Extract, in full, the lines below, beginning at the first and ending with the line that contains "ReferenceLine, ReferenceArea, Label". Pictures do not belong in the copy.

── Source excerpt ──

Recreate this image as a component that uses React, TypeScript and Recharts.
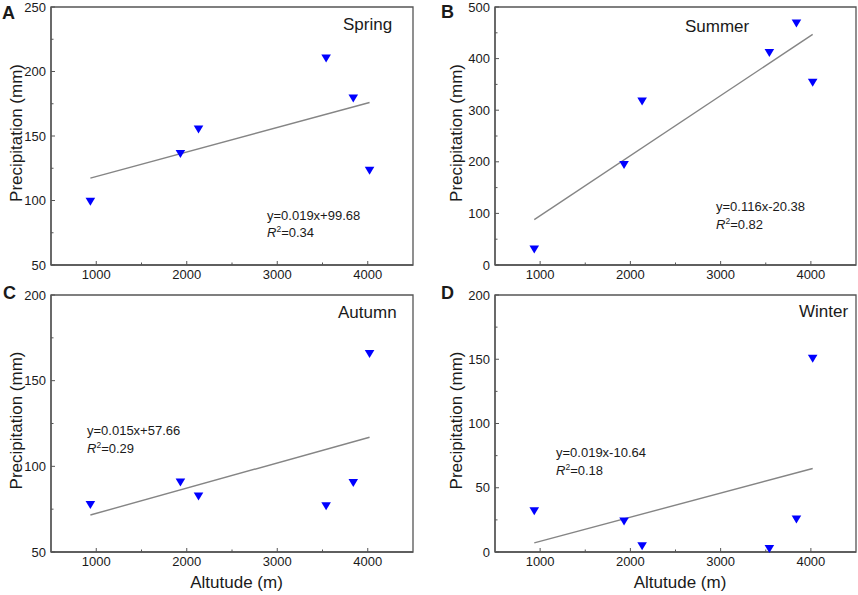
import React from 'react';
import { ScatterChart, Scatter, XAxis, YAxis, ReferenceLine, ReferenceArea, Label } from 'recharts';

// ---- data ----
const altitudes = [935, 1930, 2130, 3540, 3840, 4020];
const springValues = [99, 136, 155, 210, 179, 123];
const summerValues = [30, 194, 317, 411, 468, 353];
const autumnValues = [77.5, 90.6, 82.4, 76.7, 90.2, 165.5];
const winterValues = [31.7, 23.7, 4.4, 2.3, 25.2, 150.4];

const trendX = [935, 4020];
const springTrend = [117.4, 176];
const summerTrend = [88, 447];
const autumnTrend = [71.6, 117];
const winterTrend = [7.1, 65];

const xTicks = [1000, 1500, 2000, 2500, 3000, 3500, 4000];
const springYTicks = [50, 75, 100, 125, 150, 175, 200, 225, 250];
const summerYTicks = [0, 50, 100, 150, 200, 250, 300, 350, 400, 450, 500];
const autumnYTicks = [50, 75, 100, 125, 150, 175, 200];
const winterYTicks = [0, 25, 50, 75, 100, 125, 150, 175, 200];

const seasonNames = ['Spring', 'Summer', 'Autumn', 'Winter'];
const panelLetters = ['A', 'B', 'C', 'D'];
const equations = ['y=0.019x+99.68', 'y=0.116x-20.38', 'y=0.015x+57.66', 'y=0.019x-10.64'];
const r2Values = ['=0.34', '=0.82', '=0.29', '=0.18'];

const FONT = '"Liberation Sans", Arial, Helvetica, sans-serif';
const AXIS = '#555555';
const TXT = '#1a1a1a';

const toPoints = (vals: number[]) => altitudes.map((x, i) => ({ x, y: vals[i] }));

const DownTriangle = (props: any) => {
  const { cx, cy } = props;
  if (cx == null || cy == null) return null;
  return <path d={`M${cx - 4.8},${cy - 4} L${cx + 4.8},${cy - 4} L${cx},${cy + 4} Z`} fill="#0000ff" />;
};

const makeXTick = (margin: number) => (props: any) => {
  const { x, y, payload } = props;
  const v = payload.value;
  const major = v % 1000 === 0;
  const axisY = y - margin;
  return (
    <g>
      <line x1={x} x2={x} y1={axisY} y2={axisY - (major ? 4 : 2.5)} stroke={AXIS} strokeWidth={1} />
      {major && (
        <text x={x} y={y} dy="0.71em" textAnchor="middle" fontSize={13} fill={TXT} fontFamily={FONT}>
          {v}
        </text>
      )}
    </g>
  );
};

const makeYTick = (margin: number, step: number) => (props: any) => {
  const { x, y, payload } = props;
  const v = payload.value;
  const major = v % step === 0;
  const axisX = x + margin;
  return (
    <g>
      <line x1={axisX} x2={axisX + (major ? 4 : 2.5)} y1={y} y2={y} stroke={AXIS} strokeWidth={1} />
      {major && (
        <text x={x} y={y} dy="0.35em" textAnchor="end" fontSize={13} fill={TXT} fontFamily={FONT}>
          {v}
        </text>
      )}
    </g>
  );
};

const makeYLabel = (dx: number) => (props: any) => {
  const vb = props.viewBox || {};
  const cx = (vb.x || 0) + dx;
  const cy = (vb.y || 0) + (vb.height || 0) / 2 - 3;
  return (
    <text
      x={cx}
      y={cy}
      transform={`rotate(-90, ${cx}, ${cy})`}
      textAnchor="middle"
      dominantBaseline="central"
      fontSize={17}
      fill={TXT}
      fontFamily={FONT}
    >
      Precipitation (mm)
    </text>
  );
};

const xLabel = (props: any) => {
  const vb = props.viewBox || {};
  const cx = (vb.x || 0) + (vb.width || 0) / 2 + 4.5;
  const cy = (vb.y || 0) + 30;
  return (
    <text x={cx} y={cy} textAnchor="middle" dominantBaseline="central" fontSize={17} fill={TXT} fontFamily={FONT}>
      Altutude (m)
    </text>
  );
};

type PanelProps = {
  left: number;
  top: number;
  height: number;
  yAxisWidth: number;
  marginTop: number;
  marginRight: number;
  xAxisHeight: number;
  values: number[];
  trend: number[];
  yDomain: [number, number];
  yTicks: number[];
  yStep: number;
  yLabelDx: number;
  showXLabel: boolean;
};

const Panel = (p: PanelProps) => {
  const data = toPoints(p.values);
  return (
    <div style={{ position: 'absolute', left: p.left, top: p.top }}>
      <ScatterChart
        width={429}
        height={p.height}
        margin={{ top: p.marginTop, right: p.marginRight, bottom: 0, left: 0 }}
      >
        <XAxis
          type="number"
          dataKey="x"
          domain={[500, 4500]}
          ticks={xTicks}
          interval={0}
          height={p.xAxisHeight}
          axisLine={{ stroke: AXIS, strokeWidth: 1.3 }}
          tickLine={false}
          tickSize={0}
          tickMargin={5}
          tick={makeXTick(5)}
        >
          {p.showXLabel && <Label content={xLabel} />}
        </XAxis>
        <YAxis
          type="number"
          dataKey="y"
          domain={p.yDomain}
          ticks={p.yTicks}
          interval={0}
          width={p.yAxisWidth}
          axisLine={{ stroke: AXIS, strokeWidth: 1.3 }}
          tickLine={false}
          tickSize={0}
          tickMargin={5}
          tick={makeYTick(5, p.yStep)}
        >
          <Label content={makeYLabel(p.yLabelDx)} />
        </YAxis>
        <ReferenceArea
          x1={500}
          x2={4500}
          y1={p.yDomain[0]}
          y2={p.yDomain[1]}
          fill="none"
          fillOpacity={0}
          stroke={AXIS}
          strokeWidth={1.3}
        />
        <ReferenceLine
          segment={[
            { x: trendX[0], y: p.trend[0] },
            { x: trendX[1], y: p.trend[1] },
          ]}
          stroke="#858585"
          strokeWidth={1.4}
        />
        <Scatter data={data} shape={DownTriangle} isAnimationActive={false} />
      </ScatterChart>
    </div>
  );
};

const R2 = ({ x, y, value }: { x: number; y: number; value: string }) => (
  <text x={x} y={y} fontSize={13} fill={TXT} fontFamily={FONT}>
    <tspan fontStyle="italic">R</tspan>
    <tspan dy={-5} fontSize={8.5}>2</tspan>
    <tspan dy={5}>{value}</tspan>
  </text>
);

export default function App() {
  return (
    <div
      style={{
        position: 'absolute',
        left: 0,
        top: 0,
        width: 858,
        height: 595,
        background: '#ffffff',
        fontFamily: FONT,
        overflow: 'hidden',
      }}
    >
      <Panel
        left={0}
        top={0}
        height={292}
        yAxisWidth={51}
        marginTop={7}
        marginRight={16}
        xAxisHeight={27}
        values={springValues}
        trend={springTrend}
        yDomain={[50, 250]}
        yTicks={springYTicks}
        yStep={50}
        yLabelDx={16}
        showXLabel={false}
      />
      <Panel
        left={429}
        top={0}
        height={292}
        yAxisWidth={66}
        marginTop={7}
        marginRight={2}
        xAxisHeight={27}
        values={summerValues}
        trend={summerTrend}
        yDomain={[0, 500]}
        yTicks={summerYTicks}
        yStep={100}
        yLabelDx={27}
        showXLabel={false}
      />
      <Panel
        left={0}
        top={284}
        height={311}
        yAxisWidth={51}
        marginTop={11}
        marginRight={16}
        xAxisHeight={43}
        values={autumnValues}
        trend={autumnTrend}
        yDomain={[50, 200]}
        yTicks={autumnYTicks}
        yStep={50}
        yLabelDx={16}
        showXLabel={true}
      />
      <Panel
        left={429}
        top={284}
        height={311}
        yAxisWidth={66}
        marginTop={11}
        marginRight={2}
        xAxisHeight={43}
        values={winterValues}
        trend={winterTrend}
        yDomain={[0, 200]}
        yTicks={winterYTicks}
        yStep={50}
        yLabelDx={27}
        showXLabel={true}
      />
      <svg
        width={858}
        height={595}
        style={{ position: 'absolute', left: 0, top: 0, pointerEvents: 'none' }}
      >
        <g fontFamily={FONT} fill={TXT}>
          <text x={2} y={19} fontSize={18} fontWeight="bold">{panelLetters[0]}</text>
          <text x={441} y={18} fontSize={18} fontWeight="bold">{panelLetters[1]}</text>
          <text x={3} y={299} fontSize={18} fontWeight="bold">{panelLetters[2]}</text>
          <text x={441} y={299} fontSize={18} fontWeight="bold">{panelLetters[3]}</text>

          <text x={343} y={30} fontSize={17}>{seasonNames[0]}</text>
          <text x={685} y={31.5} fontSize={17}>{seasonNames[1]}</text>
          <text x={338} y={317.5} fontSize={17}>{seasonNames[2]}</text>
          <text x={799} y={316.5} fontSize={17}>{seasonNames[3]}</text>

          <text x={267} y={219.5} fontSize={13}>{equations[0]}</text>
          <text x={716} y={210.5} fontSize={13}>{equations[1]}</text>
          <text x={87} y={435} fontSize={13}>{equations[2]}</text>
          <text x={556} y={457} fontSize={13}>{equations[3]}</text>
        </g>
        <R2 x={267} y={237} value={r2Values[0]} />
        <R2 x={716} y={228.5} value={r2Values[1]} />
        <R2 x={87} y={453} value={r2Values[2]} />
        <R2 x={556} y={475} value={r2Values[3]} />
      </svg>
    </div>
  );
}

───

# The completed task:
Recreate this image as a component that uses React, TypeScript and Recharts.
import React from 'react';
import { ScatterChart, Scatter, XAxis, YAxis, ReferenceLine, ReferenceArea, Label } from 'recharts';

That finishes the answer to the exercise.